Лето в пионерском галстуке (Малисова, Сильванова) - страница 262

Ты… ты просил меня быть очень откровенным. Это немного сложно, но я постараюсь. В конце концов, мы взрослые люди, и, пусть о таком не говорят в приличном обществе, но понять-то мы друг друга сможем. В общем… он дал мне на дом те фотографии, которые должны будут мне нравиться потом, когда мы вылечим болезнь. Сказал, как останусь один, попробовать расслабиться и повнимательнее присмотреться к самым красивым, чтобы… Ну, ты понимаешь, чтобы я научился получать настоящее физическое удовольствие, глядя на них и воображая. И Юр, какое счастье – у меня получилось! Я думал только о том, что на фотографии, и смог! Я смог все!»

Усилием воли Юрка подавил эмоции, которые охватили его сразу после прочтения. Все-таки он понимал, что это меньшее из зол и вообще-то, если бы Володя не мучился от своих проблем, к этому времени он уже давно состоял бы в отношениях с реальным человеком и занимался с ним реальными вещами, а не воображал что-то в одиночестве.

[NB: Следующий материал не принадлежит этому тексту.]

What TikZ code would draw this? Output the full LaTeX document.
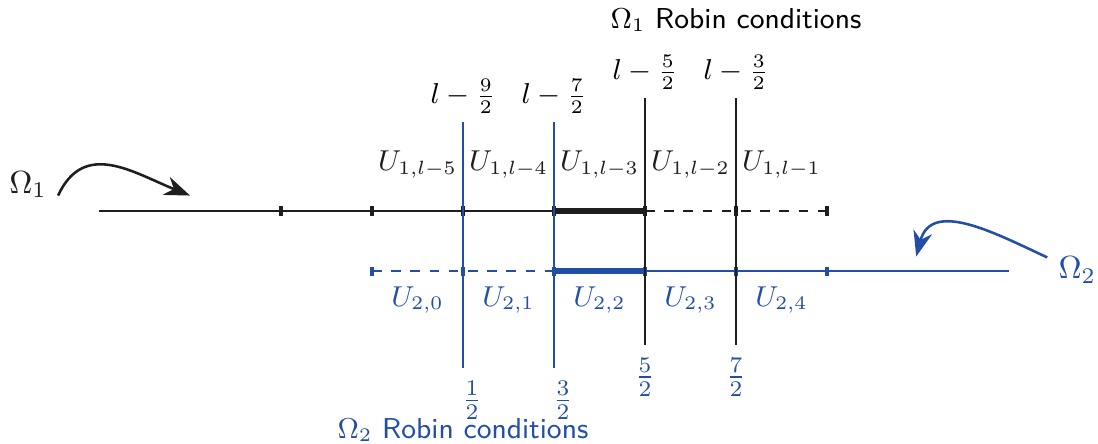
\documentclass[tikz,border=0pt]{standalone}
\usepackage{amsmath,amssymb}
\usetikzlibrary{arrows.meta}
\definecolor{domone}{RGB}{30,30,30}
\definecolor{domtwo}{RGB}{35,78,168}

\tikzset{
  tickmark/.style={line width=1.4pt},
  iface/.style={thick},
  overlap/.style={line width=2pt}
}

\begin{document}
\begin{tikzpicture}[line cap=butt,font=\small]
  \useasboundingbox (0,0) rectangle (12.066,4.879);
  \def\ya{2.56}
  \def\yb{1.90}
  \begin{scope}[shift={(3.088,0)}]
    % --- Omega_1 grid ---
    \draw[domone] (-2,\ya) -- (3,\ya);
    \draw[domone,overlap] (3,\ya) -- (4,\ya);
    \draw[domone,dashed] (4,\ya) -- (6,\ya);
    \foreach \k in {0,1,...,6}
      \draw[domone,tickmark] (\k,{\ya-0.05}) -- (\k,{\ya+0.05});

    % --- Omega_2 grid ---
    \draw[domtwo,dashed] (1,\yb) -- (3,\yb);
    \draw[domtwo,overlap] (3,\yb) -- (4,\yb);
    \draw[domtwo] (4,\yb) -- (8,\yb);
    \foreach \k in {1,2,...,6}
      \draw[domtwo,tickmark] (\k,{\yb-0.05}) -- (\k,{\yb+0.05});

    % interfaces
    \coordinate (ia) at (2,3.54); \coordinate (ia') at (2,0.835);
    \coordinate (ib) at (3,3.54); \coordinate (ib') at (3,0.835);
    \coordinate (ic) at (4,3.80); \coordinate (ic') at (4,1.088);
    \coordinate (id) at (5,3.80); \coordinate (id') at (5,1.088);
    \draw[domtwo,iface] (ia) -- (ia');
    \draw[domtwo,iface] (ib) -- (ib');
    \draw[domone,iface] (ic) -- (ic');
    \draw[domone,iface] (id) -- (id');

    % labels above
    \node[anchor=south,inner sep=2.5pt] (la) at (ia) {$l-\frac{9}{2}$};
    \node[anchor=south,inner sep=2.5pt] (lb) at (ib) {$l-\frac{7}{2}$};
    \node[anchor=south,inner sep=2.5pt] (lc) at (ic) {$l-\frac{5}{2}$};
    \node[anchor=south,inner sep=2.5pt] (ld) at (id) {$l-\frac{3}{2}$};
    \node (rob1) at (5,4.66) {$\Omega_1$ \textsf{Robin conditions}};

    % cell names
    \foreach \k/\s in {1/5,2/4,3/3,4/2,5/1}
      \node[domone] (u1\k) at ({\k+0.5},3.07) {$U_{1,l-\s}$};
    \foreach \k in {0,1,...,4}
      \node[domtwo] (u2\k) at ({\k+1.5},1.58) {$U_{2,\k}$};

    % labels below
    \node[domtwo,font=\normalsize] (fa) at (2.1,0.48) {$\frac{1}{2}$};
    \node[domtwo,font=\normalsize] (fb) at (3.1,0.48) {$\frac{3}{2}$};
    \node[domtwo,font=\normalsize] (fc) at (4,0.736) {$\frac{5}{2}$};
    \node[domtwo,font=\normalsize] (fd) at (5,0.736) {$\frac{7}{2}$};
    \node[domtwo] (rob2) at (2,0.154) {$\Omega_2$ \textsf{Robin conditions}};

    % subdomains
    \node[domone,font=\normalsize] (om1) at (-2.78,2.85) {$\Omega_1$};
    \node[domtwo,font=\normalsize] (om2) at (8.75,1.91) {$\Omega_2$};
    \coordinate (a1) at (-1.0,2.73);
    \coordinate (a2) at (6.98,2.06);
    \draw[domone,thick,-{Stealth[length=8pt]}] ([yshift=-0.12cm]om1.east) to[out=65,in=158,looseness=1.2] (a1);
    \draw[domtwo,thick,-{Stealth[length=8pt]}] ([yshift=0.14cm]om2.west) to[out=155,in=75,looseness=1.15] (a2);
  \end{scope}
\end{tikzpicture}
\end{document}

Вопрос о встрече они больше не поднимали, письма пошли ровные, нейтральные. Юрка окончательно осознал, что Володя успокоился и что лечение ему помогает. Юрке бы радоваться, но ему, наоборот, стало не по себе. Казалось, будто избавившись от страха, Володя избавился и от мыслей о нем, забыл его, разлюбил.

Это письмо было последним в этом году, где Володя писал о личном.

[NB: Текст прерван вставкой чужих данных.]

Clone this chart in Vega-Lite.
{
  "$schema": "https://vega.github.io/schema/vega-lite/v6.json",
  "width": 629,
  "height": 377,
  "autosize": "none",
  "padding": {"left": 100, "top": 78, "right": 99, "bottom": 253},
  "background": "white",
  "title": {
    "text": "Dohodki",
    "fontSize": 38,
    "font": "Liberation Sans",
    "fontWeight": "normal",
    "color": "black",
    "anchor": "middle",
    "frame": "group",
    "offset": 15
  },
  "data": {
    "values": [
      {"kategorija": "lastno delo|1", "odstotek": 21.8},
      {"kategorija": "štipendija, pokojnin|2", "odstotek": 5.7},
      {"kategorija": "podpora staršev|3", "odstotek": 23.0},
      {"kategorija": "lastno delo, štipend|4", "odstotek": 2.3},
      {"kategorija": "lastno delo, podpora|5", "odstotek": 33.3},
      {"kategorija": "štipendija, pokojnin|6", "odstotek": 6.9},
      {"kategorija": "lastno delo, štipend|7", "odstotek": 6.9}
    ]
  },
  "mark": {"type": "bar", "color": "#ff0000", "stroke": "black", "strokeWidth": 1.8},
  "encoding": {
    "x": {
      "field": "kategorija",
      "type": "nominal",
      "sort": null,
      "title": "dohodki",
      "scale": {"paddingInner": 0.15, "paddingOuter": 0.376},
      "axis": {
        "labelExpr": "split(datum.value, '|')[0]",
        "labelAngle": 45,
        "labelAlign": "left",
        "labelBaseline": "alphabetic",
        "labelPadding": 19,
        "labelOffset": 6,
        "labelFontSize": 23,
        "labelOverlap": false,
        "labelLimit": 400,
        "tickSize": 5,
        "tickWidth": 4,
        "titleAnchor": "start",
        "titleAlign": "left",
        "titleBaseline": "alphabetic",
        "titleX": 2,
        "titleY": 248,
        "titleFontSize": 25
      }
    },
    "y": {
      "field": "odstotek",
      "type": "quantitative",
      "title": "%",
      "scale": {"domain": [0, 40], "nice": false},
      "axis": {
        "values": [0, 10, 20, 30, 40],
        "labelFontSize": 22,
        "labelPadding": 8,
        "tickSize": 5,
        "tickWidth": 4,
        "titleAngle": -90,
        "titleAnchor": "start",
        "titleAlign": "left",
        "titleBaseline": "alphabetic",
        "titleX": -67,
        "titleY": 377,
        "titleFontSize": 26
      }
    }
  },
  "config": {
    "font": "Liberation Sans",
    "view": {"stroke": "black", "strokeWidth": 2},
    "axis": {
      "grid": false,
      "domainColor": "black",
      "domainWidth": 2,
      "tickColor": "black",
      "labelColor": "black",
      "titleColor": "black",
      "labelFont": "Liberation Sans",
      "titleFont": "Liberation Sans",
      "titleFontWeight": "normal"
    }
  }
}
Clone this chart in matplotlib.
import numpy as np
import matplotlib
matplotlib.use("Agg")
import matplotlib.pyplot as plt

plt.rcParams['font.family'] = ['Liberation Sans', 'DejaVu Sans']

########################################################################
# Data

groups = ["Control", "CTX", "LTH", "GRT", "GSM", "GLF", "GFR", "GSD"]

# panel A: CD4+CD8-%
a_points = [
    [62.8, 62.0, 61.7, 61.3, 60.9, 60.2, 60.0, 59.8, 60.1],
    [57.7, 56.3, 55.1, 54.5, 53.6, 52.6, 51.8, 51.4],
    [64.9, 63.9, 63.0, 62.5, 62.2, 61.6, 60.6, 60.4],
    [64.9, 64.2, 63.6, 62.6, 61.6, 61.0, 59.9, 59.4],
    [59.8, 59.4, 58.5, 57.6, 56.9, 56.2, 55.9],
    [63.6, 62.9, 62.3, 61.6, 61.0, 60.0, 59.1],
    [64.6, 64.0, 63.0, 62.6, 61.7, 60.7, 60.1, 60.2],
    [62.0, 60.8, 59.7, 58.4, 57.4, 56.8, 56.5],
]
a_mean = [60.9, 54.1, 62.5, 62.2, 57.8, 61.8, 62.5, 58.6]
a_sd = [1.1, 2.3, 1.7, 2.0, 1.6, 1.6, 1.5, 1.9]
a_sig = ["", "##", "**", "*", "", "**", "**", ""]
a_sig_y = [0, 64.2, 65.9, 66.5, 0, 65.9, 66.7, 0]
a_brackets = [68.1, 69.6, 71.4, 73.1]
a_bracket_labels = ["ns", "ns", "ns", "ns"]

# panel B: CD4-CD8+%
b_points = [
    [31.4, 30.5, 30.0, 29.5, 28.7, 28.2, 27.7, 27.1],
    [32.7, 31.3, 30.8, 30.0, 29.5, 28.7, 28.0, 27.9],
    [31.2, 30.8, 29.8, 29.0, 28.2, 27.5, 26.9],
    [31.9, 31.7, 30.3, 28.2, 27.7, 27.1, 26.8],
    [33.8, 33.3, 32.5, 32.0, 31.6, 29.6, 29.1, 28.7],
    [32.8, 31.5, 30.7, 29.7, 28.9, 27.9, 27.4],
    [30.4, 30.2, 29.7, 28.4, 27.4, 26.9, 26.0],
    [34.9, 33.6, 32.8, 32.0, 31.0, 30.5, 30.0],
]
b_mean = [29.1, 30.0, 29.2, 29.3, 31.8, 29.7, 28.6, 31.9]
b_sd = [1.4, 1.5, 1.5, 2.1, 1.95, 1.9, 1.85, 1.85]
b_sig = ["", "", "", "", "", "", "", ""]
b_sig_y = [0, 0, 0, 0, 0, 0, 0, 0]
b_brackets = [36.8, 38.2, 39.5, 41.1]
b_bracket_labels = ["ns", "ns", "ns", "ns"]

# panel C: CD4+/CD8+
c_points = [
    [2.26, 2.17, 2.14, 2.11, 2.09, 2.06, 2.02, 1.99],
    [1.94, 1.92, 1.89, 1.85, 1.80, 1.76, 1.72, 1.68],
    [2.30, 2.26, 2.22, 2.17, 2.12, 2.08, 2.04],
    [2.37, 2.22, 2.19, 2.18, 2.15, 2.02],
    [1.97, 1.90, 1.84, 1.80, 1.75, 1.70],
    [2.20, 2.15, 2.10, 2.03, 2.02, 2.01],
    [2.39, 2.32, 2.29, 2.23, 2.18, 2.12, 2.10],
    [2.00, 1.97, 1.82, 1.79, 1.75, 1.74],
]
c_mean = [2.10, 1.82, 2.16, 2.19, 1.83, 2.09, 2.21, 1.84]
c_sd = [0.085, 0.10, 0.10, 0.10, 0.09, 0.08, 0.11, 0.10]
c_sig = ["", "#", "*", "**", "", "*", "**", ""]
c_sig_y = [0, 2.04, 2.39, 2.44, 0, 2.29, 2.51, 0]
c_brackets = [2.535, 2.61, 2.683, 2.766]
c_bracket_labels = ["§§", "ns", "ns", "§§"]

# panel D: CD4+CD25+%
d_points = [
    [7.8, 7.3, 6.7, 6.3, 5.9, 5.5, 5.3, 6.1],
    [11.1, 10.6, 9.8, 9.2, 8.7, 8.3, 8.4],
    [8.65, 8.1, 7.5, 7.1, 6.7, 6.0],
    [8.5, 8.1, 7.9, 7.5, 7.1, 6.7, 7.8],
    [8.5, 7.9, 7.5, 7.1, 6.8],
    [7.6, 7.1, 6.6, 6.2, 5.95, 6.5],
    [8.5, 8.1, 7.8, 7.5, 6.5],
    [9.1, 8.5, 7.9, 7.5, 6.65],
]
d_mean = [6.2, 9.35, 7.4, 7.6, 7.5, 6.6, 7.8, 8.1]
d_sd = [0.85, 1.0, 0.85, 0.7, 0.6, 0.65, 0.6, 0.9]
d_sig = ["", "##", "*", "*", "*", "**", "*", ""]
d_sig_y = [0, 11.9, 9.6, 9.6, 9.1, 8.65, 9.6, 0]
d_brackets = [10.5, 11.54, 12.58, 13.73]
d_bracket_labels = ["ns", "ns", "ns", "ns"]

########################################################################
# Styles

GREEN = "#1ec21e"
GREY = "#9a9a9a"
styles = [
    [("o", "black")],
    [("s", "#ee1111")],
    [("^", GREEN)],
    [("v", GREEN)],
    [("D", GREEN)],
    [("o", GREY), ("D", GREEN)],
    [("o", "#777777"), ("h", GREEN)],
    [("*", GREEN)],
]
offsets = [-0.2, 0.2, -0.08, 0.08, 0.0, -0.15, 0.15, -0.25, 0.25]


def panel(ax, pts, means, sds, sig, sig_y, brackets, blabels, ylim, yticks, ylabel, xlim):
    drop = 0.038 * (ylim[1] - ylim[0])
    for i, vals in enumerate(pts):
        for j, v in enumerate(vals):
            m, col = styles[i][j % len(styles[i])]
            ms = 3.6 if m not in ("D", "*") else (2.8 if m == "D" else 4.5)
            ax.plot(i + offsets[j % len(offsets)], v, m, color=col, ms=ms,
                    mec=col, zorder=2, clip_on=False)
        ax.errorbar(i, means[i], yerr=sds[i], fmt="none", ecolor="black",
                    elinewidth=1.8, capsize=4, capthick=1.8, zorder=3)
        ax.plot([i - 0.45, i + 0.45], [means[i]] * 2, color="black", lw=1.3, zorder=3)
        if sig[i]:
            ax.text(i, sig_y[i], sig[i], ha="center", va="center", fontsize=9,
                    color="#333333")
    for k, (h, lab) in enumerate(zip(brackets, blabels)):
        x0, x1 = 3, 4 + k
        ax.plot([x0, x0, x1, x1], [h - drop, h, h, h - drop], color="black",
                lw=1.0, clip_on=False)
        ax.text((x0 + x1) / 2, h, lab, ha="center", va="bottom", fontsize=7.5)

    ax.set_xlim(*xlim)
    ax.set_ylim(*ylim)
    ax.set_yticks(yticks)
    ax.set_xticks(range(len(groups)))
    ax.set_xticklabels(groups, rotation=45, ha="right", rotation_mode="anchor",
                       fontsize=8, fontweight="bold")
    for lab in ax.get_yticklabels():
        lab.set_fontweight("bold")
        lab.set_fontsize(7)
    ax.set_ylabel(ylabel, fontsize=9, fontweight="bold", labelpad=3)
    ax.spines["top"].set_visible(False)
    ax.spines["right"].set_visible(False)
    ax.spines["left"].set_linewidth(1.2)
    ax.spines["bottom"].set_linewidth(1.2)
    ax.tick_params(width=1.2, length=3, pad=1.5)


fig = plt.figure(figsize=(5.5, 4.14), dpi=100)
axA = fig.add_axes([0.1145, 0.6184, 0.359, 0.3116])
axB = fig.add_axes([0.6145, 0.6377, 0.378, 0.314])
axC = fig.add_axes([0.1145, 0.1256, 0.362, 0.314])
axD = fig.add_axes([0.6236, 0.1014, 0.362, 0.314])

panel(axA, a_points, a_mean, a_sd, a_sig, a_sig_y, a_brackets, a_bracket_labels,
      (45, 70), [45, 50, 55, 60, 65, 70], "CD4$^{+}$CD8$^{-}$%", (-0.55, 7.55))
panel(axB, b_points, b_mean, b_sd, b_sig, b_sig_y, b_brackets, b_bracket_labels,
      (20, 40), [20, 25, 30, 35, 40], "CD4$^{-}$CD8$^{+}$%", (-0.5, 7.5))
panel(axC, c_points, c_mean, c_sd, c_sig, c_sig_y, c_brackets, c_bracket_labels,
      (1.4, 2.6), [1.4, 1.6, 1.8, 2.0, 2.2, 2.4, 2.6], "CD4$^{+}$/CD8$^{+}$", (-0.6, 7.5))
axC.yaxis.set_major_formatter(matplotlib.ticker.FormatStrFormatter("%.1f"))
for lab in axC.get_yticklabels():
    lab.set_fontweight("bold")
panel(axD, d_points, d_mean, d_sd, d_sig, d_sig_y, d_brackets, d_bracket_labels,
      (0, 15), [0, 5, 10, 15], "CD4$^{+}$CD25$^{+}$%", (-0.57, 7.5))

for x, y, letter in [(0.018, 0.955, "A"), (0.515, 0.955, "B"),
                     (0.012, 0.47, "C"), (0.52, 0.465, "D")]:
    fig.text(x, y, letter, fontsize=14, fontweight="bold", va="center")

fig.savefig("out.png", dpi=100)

В октябре произошло то, о чем предупреждал дядя: Германия объединилась. Коневы пошли в посольство и спустя пять часов стояния в очереди наконец подали документы.

Среди знакомых Юркиных родителей три семьи уже умудрились уехать на Запад. От этих новостей мама стала совсем невыносимой. С ядовитой завистью в голосе она повторяла почти каждый день:

– Манько уехали. Коломиец уехали. Даже Тындик уехали! – говорила она о сослуживцах. – Они в Америке сбоку припека! А у нас есть полное право на гражданство Германии! И что же? А ничего! Ждите! Сколько можно ждать? Мы тут скоро с голоду сдохнем!

– Чтобы уехать в Германию, гражданство не обязательно, – негромко, неохотно и устало поспорил отец.

В ноябре уехали единственные соседи, с которыми тесно общались Коневы. Эта новость совсем подкосила мать.

– Я – инженер, – не успокаивалась она, – человек с высшим образованием, всю жизнь этому проклятому заводу отдала! Все здоровье угробила! И что мне с этого? Подшипники вместо зарплаты? А Валька, какая-то челночка, торгашка, натаскала шмоток из Турции – и все, в дамках!

Она не винила отца, хотя ему задерживали зарплату, она винила немецкое посольство и весь мир в целом. Здоровье матери и правда подкосилось, начались проблемы с легкими. Непрекращающиеся болезни и нищета окончательно испортили когда-то мягкий характер. Будто пытаясь найти новый повод для жалости к себе, она даже спрашивала про Юркиного «друга по переписке, который из Москвы»: как им живется в столице?